When vicious mean girl Chelsea Hay insults Emma at her new swanky private day school, the equally sharp-tongued Siobhan Lynch stands up for Emma. Thus begins a friendship that is both compelling and harrowing. Siobhan is a master manipulator, and her charm, persistence and denials of wrongdoing lead Emma to forgive and forget ever-crueler behavior and actions. Siobhan wants the pair of them to go to Afterparty, a notorious yearly party that “beyond defies description.” To get sheltered Emma ready, she proposes a list of activities, mostly involving substance use and hookups with boys. The book begins with a sensational scene from its climax and the intimation that Emma will kill her best friend, but the story is much more character-driven than the opening suggests. At the center are Emma’s relationships: navigating her father’s rules and his disappointment when she breaks them, crushing on and getting close to dreamy Dylan Kahane, debriefing with her even-more-sheltered friend Megan, and being drawn into Siobhan’s increasingly reckless agenda.
Aside from a few avoidable misunderstandings between Emma and Dylan, this is a gripping and sometimes downright scary look at friendship and manipulation. (Fiction. 14 & up)
From Susan Francis:
Afterparty reads like a cross-over of genres into psychological thriller territory – a sort of YA Gone Girl.
The writing is smart and perceptive and I am sure there are many out there who will be able to relate to much of what occurs in this book, be they YAs with the experiences still current or adults looking back on past experiences.

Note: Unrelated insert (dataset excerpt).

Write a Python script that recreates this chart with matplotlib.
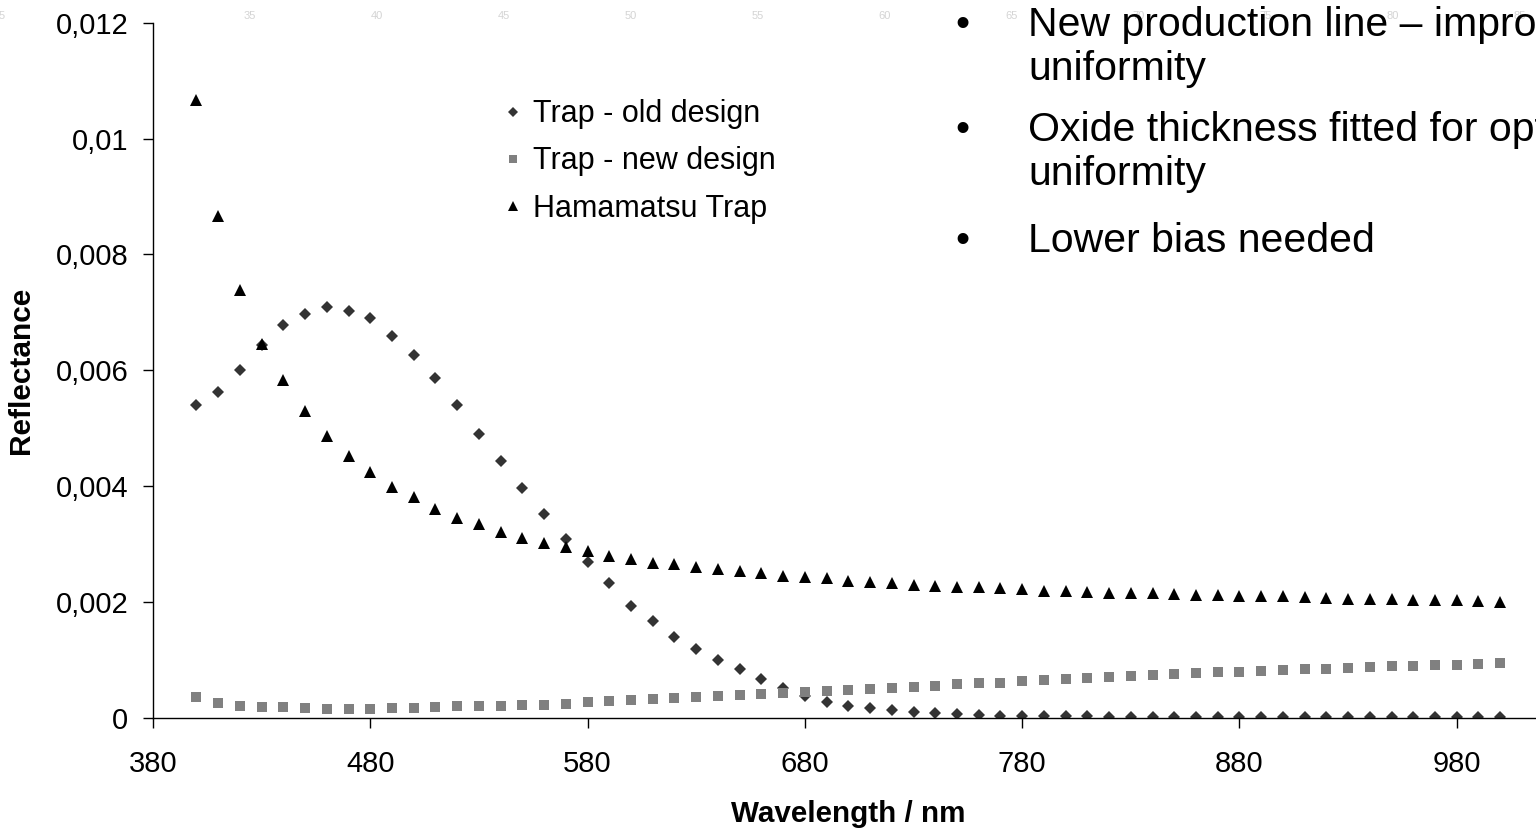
import numpy as np
import matplotlib
matplotlib.use('Agg')
import matplotlib.pyplot as plt
from matplotlib.ticker import FuncFormatter, MultipleLocator

plt.rcParams['font.family'] = ['Liberation Sans', 'DejaVu Sans']

wavelength = list(range(400, 1001, 10))

trap_old = [0.00540, 0.00562, 0.00600, 0.00643, 0.00679, 0.00698, 0.00709, 0.00703, 0.00690, 0.00660,
            0.00626, 0.00586, 0.00540, 0.00491, 0.00443, 0.00397, 0.00352, 0.00309, 0.00269, 0.00233,
            0.00194, 0.00167, 0.00140, 0.00119, 0.00100, 0.00084, 0.00067, 0.00052, 0.00038, 0.00028,
            0.00021, 0.00017, 0.00013, 0.00010, 0.00008, 0.00007, 0.00005, 0.00004, 0.00004, 0.00003,
            0.00003, 0.00003, 0.00002, 0.00002, 0.00002, 0.00002, 0.00002, 0.00002, 0.00001, 0.00001,
            0.00001, 0.00001, 0.00001, 0.00001, 0.00001, 0.00001, 0.00001, 0.00001, 0.00001, 0.00001,
            0.00001]

trap_new = [0.00036, 0.00026, 0.00021, 0.00019, 0.00019, 0.00017, 0.00016, 0.00016, 0.00016, 0.00018,
            0.00018, 0.00019, 0.00020, 0.00020, 0.00021, 0.00022, 0.00023, 0.00025, 0.00027, 0.00029,
            0.00031, 0.00033, 0.00035, 0.00037, 0.00038, 0.00040, 0.00042, 0.00043, 0.00045, 0.00047,
            0.00049, 0.00050, 0.00052, 0.00054, 0.00056, 0.00058, 0.00060, 0.00061, 0.00063, 0.00065,
            0.00067, 0.00069, 0.00070, 0.00072, 0.00074, 0.00076, 0.00077, 0.00079, 0.00080, 0.00081,
            0.00083, 0.00084, 0.00085, 0.00086, 0.00088, 0.00089, 0.00090, 0.00091, 0.00092, 0.00093,
            0.00095]

hamamatsu = [0.01066, 0.00866, 0.00738, 0.00645, 0.00583, 0.00529, 0.00486, 0.00452, 0.00424, 0.00398,
             0.00381, 0.00360, 0.00345, 0.00334, 0.00321, 0.00310, 0.00302, 0.00295, 0.00288, 0.00279,
             0.00274, 0.00268, 0.00265, 0.00260, 0.00257, 0.00254, 0.00250, 0.00245, 0.00243, 0.00241,
             0.00237, 0.00234, 0.00233, 0.00230, 0.00227, 0.00226, 0.00226, 0.00225, 0.00222, 0.00220,
             0.00219, 0.00218, 0.00216, 0.00216, 0.00215, 0.00214, 0.00213, 0.00212, 0.00211, 0.00210,
             0.00210, 0.00208, 0.00207, 0.00206, 0.00205, 0.00205, 0.00204, 0.00204, 0.00203, 0.00202,
             0.00200]

series_labels = ['Trap - old design', 'Trap - new design', 'Hamamatsu Trap']

bullets = [['New production line \u2013 improved', 'uniformity'],
           ['Oxide thickness fitted for optimal', 'uniformity'],
           ['Lower bias needed']]

ruler_labels = ['5', '35', '40', '45', '50', '55', '60', '65', '70', '75', '80', '85']

W, H = 1536, 831
fig = plt.figure(figsize=(W / 100, H / 100), dpi=100)

# axis runs off the right edge like the slide crop
ax = fig.add_axes([153 / W, 113 / H, 1521 / W, 695.3 / H])

ax.plot(wavelength, trap_old, linestyle='none', marker='D', ms=6.3, color='#333333',
        markeredgewidth=0, label=series_labels[0])
ax.plot(wavelength, trap_new, linestyle='none', marker='s', ms=7.2, color='#808080',
        markeredgewidth=0, label=series_labels[1])
ax.plot(wavelength, hamamatsu, linestyle='none', marker='^', ms=8.6, color='black',
        markeredgewidth=0, label=series_labels[2])

ax.set_xlim(380, 1080)
ax.set_ylim(0, 0.012)
ax.set_xticks(range(380, 981, 100))
ax.yaxis.set_major_locator(MultipleLocator(0.002))
ax.yaxis.set_major_formatter(FuncFormatter(lambda v, p: ('%g' % round(v, 4)).replace('.', ',')))

for s in ['top', 'right']:
    ax.spines[s].set_visible(False)
for s in ['left', 'bottom']:
    ax.spines[s].set_linewidth(1.0)
    ax.spines[s].set_color('black')
ax.tick_params(axis='both', direction='out', length=7.2, width=1, labelsize=21, colors='black')
ax.tick_params(axis='x', pad=16)
ax.tick_params(axis='y', pad=10.5)

ax.set_ylabel('Reflectance', fontsize=21.5, fontweight='bold')
ax.yaxis.set_label_coords(-(153 - 35) / 1521, 0.5)
ax.set_xlabel('Wavelength / nm', fontsize=21.3, fontweight='bold')
ax.xaxis.set_label_coords((848 - 153) / 1521, -(800 - 718) / 695.3)

fig.legend(loc='upper left', bbox_to_anchor=(489 / W, 1 - 84 / H),
           frameon=False, fontsize=22, handlelength=0.6, handletextpad=0.35, labelspacing=0.56,
           borderpad=0, markerscale=0.85)

# bullet text block from the slide
baselines = [[36, 80], [141, 185], [252]]
for lines, bl in zip(bullets, baselines):
    fig.text(962 / W, 1 - (bl[0] - 11) / H, '\u2022', fontsize=29, ha='center', va='center')
    for line, y in zip(lines, bl):
        fig.text(1028 / W, 1 - y / H, line, fontsize=29.5, ha='left', va='baseline')

# faint slide ruler along the top edge
for i, lab in enumerate(ruler_labels):
    xpos = 2 if i == 0 else 250 + (i - 1) * 127
    fig.text(xpos / W, 1 - 16 / H, lab, fontsize=8, color='#d4d4d4', ha='center', va='center',
             zorder=0)

fig.savefig('out.png', dpi=100)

From Becca Jayne at Pretty Little Memoirs:
The plot for Afterparty was striking and unique. Not only did it have the power to hold my attention, but it surprised me and threw me into a roller-coaster of complex situations, the fear of rebelling and not being accepted, and being in a self-destructive, yet fragile friendship. The thing I loved the most was the way that Ann had written that makes stopping reading almost impossible.
From Esther at Readers Dialogue:
[Afterparty] tells the story of repression, bad judgement, damaging friendships, and the true meaning of loyalty and trust. In a non-preachy, thoroughly enjoyable way. A great great book.
From Proud Book Nerd:
“I read this book lightning fast – couldn’t get through it fast enough! It’s a great, fast read. By great I mean well-written, interesting, and captivating. It’s like a train wreck – you know it’s not going to end well, but you just can’t look away. You have to see what happens.”
From Girl in the Woods Reviews:
“Ann gives you no time breathe at all; she expects you to experience this book all in one breath. It was a near-death experience; but it was worth it. If you want a hangover from reading a book, Afterparty’s the one you’re looking for. Deeply provocative and compelling, Afterparty is a story of a friendship gone wrong and the consequences of it: losing control and most of all, losing yourself.”
From Lovely Reads:
“Whoop! So I’m excited that Ann asked me to review her book and so glad I said yes! This book was sooooo good. Ann is a kick-ass writer.”
From Ashley (Goodreads Review):
“I thought the story itself was very interesting. This was one of those books that I couldn’t stop reading. I just had to find out what was going to happen. I think the author did an excellent job of representing teenage life in an honest and fearless way.”